Alibaba will not participate in Ant Group’s recently announced share repurchase, the company disclosed in an SEC filing.

Why it matters: Rather than sell at a sharp discount to its last public valuation, Alibaba joins other large Ant Group shareholders planning to hold on to their stakes.

Context: This month, Ant Group proposed to shareholders that it would repurchase up to 7.6% of its equity interest at a price that valued the company at 567.1 billion yuan, or about $79 billion.

  • The share buyback was announced one day after the company was fined 7.12 billion yuan, or about $1 billion, by Chinese regulators.
  • The fine has revived hope for an eventual IPO for Ant, which had planned to go public in 2020 prior to the regulatory crackdown of the company.

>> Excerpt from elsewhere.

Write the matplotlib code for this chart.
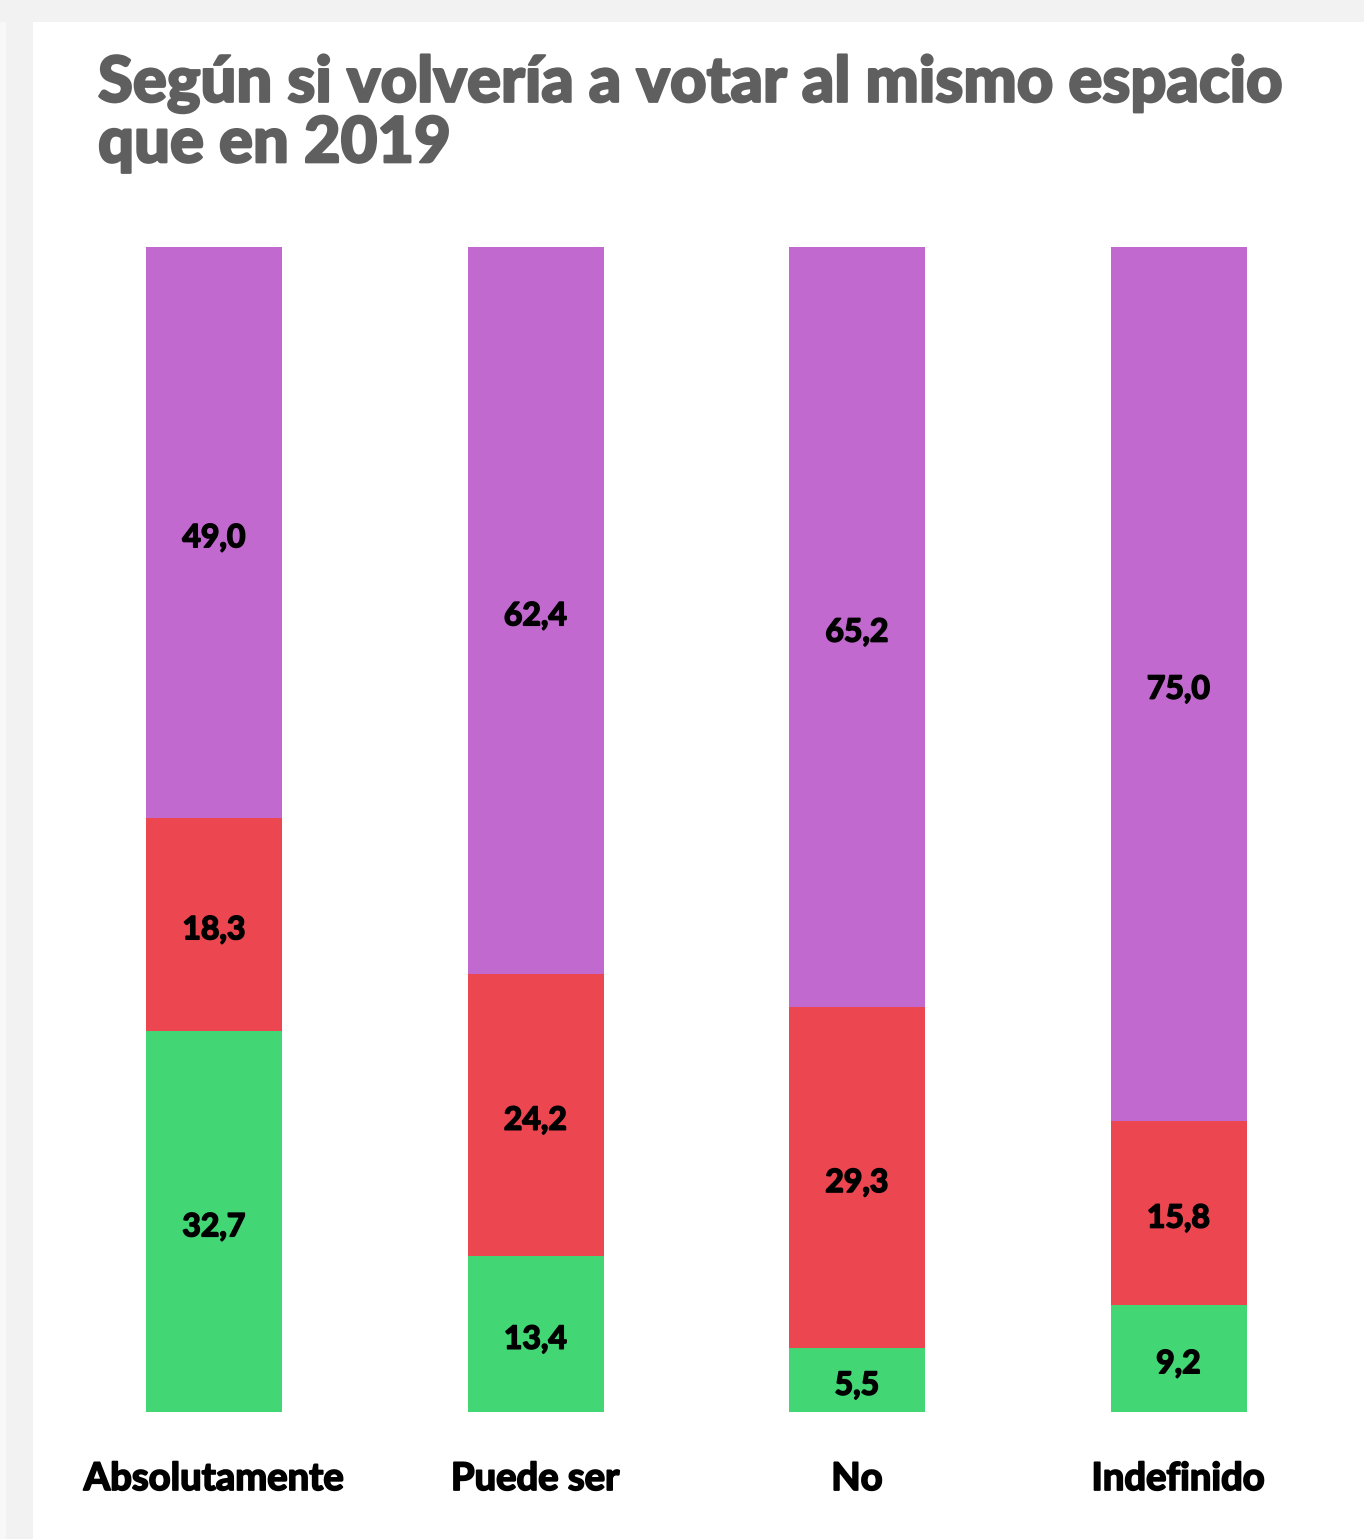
import matplotlib.pyplot as plt
import matplotlib.patheffects as pe
from matplotlib.patches import Rectangle

categories = ["Absolutamente", "Puede ser", "No", "Indefinido"]
verde = [32.7, 13.4, 5.5, 9.2]
rojo = [18.3, 24.2, 29.3, 15.8]
violeta = [49.0, 62.4, 65.2, 75.0]

W, H = 1364, 1539
fig = plt.figure(figsize=(W / 100, H / 100), dpi=100)
fig.patch.set_facecolor("#f2f2f2")
# tarjeta blanca
bg = fig.add_axes([0, 0, 1, 1], zorder=0)
bg.add_patch(Rectangle((33 / W, 0), 1, (H - 22) / H, facecolor="white", edgecolor="none"))
bg.add_patch(Rectangle((0, 0), 6 / W, (H - 22) / H, facecolor="#f8f8f8", edgecolor="none"))
bg.set_xlim(0, 1)
bg.set_ylim(0, 1)
bg.axis("off")

def gordo(color, lw=1.4):
    # engrosar un poco el trazo de Lato Bold
    return [pe.withStroke(linewidth=lw, foreground=color)]

ax = fig.add_axes([53.25 / W, (H - 1412) / H, 1286 / W, 1165 / H], zorder=2)
ax.set_facecolor("none")
x = list(range(len(categories)))
w = 136 / 321.5

segs = [(verde, "#42d675"), (rojo, "#ec4750"), (violeta, "#c269cf")]
bottom = [0.0] * len(categories)
for vals, col in segs:
    ax.bar(x, vals, width=w, bottom=bottom, color=col, edgecolor="none")
    for i, v in enumerate(vals):
        ax.text(x[i], bottom[i] + v / 2 - 0.45, f"{v:.1f}".replace(".", ","),
                ha="center", va="center", fontsize=23, fontweight="bold",
                family="Lato", color="black", path_effects=gordo("black", 1.2))
    bottom = [b + v for b, v in zip(bottom, vals)]

ax.set_xlim(-0.5, 3.5)
ax.set_ylim(0, 100)
ax.axis("off")

for i, c in enumerate(categories):
    ax.text(x[i], -5.75, c, ha="center", va="center", fontsize=27.5,
            fontweight="bold", family="Lato", color="black",
            path_effects=gordo("black", 1.3))

fig.text(98 / W, (H - 114) / H, "Según si volvería a votar al mismo espacio\nque en 2019",
         ha="left", va="center", fontsize=45.6, fontweight="black", family="Lato",
         color="#5f5f5f", linespacing=1.02, path_effects=gordo("#5f5f5f", 1.6))

fig.savefig("out.png", dpi=100)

Yes, but: The $79 billion valuation is a big step down from the more than $300 billion it would have been valued at in its abandoned IPO.

Between the lines: Alibaba, which holds 33% of Ant Group shares, is not alone in opting out of the share buyback.

  • Hangzhou Junhan and Hangzhou Junao, which together hold more than 50% of Ant's shares on behalf of the company's executives and employees, also decided not to participate.
  • Singapore state-owned investor Temasek, meanwhile, was reportedly holding talks with Ant Group to understand why it slashed its valuation before deciding whether to take part.

What they're saying: “Given that Ant Group continues to be an important strategic partner to Alibaba Group’s various businesses, Alibaba Group has decided that it will not sell any shares to Ant Group under the proposed share repurchase, so as to maintain its shareholding in Ant Group,” Alibaba said in its filing.